With nothing to cling to, all I could cling to were the words. As a result of working here (and from a couple years of praying every day) my Hebrew's getting better, and individual words stuck out at me as I went -- healing; forgiveness; screw up. ("Screw up" is my personal translation of "to sin," since there isn't any literal sinning in Judaism.) But the more I went, the closer I got to that ideal relationship that all the rabbis talk about when they talk about Yom Kippur: the idea that it's just you and God alone in a room, and you're not sure whether to say "thank you" or "I'm sorry," and you end up saying both.

That's where this whole confusion about YoKo comes from.
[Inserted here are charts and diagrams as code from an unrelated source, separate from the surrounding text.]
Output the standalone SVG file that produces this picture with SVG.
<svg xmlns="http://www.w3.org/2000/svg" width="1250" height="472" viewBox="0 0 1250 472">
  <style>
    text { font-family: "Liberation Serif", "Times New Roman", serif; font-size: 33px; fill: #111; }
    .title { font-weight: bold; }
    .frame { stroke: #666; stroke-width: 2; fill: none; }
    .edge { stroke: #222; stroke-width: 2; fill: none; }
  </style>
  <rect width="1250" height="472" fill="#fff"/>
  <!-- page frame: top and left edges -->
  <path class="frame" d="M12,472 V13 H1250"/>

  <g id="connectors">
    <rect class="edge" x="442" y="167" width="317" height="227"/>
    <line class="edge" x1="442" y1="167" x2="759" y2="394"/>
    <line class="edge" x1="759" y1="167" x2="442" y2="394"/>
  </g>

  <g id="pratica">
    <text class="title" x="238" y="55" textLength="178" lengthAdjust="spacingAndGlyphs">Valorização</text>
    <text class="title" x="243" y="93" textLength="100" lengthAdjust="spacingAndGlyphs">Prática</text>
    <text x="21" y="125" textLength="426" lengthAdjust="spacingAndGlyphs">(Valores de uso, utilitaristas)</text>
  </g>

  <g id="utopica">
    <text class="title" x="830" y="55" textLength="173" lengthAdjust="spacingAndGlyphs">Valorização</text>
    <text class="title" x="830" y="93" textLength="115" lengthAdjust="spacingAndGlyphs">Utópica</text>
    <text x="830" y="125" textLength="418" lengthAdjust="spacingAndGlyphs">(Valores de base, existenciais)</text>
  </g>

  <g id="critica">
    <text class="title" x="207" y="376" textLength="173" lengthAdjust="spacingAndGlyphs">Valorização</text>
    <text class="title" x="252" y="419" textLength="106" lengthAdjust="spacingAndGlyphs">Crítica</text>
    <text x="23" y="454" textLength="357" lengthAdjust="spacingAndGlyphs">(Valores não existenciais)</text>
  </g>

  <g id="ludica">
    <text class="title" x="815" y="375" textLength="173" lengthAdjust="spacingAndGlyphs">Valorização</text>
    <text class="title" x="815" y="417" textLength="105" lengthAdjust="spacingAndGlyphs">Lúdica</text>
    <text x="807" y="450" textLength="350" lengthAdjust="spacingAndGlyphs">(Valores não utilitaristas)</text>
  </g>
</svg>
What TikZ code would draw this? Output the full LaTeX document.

Nobody ever says "Happy Yom Kippur!" But people who regard it as sad and mournful aren't getting the whole picture, either. There's a story in the Talmud about how, when we fast, God is fasting, too. Not because God is getting ready to make harsh judgments on us, but because God doesn't want to make harsh judgments, and God's hoping not to have to.

It also got me thinking about the recent exhibition of the diary of Ilan Ramon, the Israeli astronaut killed in the Columbia crash. Thirty miles from the crash site, in the middle of a field in Texas, a farmer found the pages -- literally the last thing in life that he left behind. Paper is one of the most intangible, temporary things to leave. But praying, talking, our secret whispers -- if we die this coming year, that's all that we have left, too. Words? Emotions? Complaints? But if you're saying something good, it's nothing to be ashamed of at all.